* _Given task_
Give back the full listing, character for character, with no pictures.

* _Source data_
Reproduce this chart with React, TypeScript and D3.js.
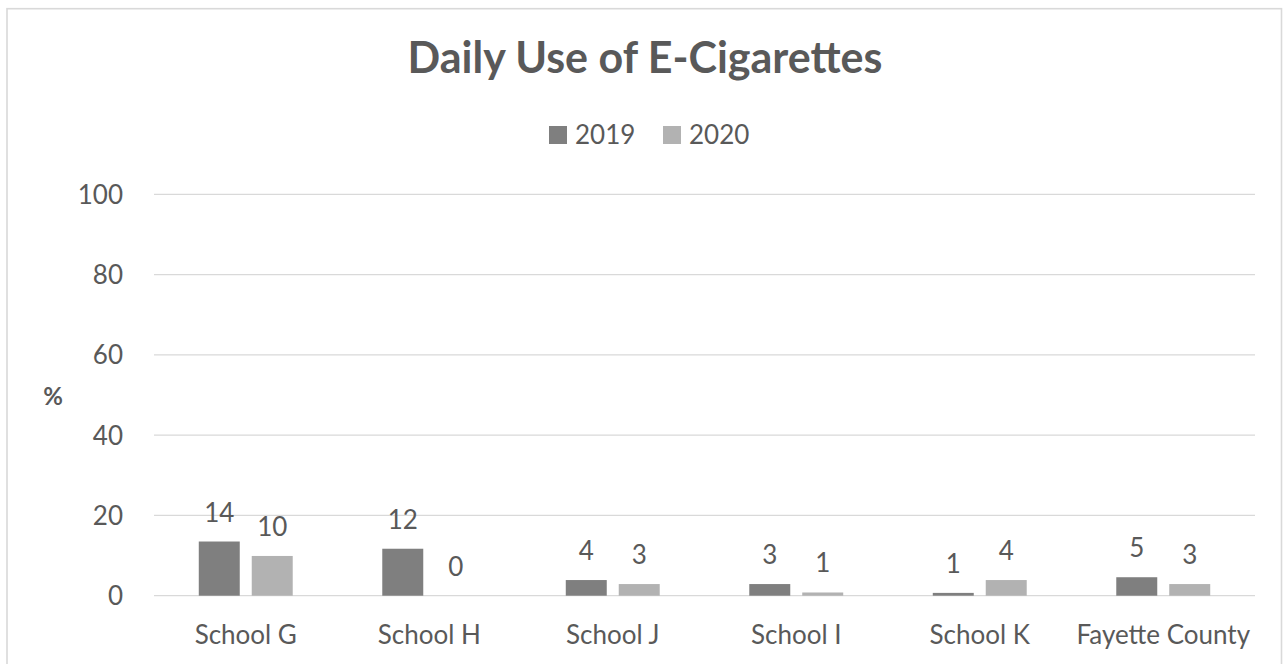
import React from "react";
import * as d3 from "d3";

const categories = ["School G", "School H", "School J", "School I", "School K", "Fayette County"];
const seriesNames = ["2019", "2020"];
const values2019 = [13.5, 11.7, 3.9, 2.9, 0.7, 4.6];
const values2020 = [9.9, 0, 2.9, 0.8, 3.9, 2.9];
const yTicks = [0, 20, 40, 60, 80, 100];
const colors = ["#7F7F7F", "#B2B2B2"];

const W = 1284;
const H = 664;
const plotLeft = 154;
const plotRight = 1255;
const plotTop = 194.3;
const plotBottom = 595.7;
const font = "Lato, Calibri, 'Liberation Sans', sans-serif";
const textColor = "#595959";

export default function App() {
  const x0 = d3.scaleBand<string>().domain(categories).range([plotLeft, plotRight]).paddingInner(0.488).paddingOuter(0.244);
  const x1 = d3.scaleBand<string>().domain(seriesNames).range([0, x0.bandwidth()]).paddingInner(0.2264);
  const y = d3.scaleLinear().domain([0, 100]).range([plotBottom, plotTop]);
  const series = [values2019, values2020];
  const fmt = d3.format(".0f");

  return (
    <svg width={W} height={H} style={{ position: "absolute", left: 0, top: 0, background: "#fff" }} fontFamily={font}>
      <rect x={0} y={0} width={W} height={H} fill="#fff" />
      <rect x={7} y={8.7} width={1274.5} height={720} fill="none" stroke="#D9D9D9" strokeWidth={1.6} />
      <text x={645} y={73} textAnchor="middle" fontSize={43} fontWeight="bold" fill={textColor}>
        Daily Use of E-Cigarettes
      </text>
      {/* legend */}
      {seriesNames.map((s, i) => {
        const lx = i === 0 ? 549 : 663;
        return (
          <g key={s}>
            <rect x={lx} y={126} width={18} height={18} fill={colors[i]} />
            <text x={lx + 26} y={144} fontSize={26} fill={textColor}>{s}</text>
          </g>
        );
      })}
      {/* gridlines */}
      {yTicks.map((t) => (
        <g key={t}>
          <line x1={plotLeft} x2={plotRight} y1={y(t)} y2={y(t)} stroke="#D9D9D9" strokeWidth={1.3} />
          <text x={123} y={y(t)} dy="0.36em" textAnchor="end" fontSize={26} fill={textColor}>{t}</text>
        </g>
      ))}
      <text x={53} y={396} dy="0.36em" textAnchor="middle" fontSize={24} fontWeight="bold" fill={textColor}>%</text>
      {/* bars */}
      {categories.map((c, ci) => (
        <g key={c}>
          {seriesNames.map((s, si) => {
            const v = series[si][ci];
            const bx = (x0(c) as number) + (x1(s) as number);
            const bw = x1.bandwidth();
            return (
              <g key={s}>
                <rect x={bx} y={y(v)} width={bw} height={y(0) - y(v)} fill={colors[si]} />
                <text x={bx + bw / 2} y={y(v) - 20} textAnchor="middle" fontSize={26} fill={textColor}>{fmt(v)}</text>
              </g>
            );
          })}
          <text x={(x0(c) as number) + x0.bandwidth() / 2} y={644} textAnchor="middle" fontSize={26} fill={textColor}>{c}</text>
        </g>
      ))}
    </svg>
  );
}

* _Task result_
Reproduce this chart with React, TypeScript and D3.js.
import React from "react";
import * as d3 from "d3";

const categories = ["School G", "School H", "School J", "School I", "School K", "Fayette County"];
const seriesNames = ["2019", "2020"];
const values2019 = [13.5, 11.7, 3.9, 2.9, 0.7, 4.6];
const values2020 = [9.9, 0, 2.9, 0.8, 3.9, 2.9];
const yTicks = [0, 20, 40, 60, 80, 100];
const colors = ["#7F7F7F", "#B2B2B2"];

const W = 1284;
const H = 664;
const plotLeft = 154;
const plotRight = 1255;
const plotTop = 194.3;
const plotBottom = 595.7;
const font = "Lato, Calibri, 'Liberation Sans', sans-serif";
const textColor = "#595959";

export default function App() {
  const x0 = d3.scaleBand<string>().domain(categories).range([plotLeft, plotRight]).paddingInner(0.488).paddingOuter(0.244);
  const x1 = d3.scaleBand<string>().domain(seriesNames).range([0, x0.bandwidth()]).paddingInner(0.2264);
  const y = d3.scaleLinear().domain([0, 100]).range([plotBottom, plotTop]);
  const series = [values2019, values2020];
  const fmt = d3.format(".0f");

  return (
    <svg width={W} height={H} style={{ position: "absolute", left: 0, top: 0, background: "#fff" }} fontFamily={font}>
      <rect x={0} y={0} width={W} height={H} fill="#fff" />
      <rect x={7} y={8.7} width={1274.5} height={720} fill="none" stroke="#D9D9D9" strokeWidth={1.6} />
      <text x={645} y={73} textAnchor="middle" fontSize={43} fontWeight="bold" fill={textColor}>
        Daily Use of E-Cigarettes
      </text>
      {/* legend */}
      {seriesNames.map((s, i) => {
        const lx = i === 0 ? 549 : 663;
        return (
          <g key={s}>
            <rect x={lx} y={126} width={18} height={18} fill={colors[i]} />
            <text x={lx + 26} y={144} fontSize={26} fill={textColor}>{s}</text>
          </g>
        );
      })}
      {/* gridlines */}
      {yTicks.map((t) => (
        <g key={t}>
          <line x1={plotLeft} x2={plotRight} y1={y(t)} y2={y(t)} stroke="#D9D9D9" strokeWidth={1.3} />
          <text x={123} y={y(t)} dy="0.36em" textAnchor="end" fontSize={26} fill={textColor}>{t}</text>
        </g>
      ))}
      <text x={53} y={396} dy="0.36em" textAnchor="middle" fontSize={24} fontWeight="bold" fill={textColor}>%</text>
      {/* bars */}
      {categories.map((c, ci) => (
        <g key={c}>
          {seriesNames.map((s, si) => {
            const v = series[si][ci];
            const bx = (x0(c) as number) + (x1(s) as number);
            const bw = x1.bandwidth();
            return (
              <g key={s}>
                <rect x={bx} y={y(v)} width={bw} height={y(0) - y(v)} fill={colors[si]} />
                <text x={bx + bw / 2} y={y(v) - 20} textAnchor="middle" fontSize={26} fill={textColor}>{fmt(v)}</text>
              </g>
            );
          })}
          <text x={(x0(c) as number) + x0.bandwidth() / 2} y={644} textAnchor="middle" fontSize={26} fill={textColor}>{c}</text>
        </g>
      ))}
    </svg>
  );
}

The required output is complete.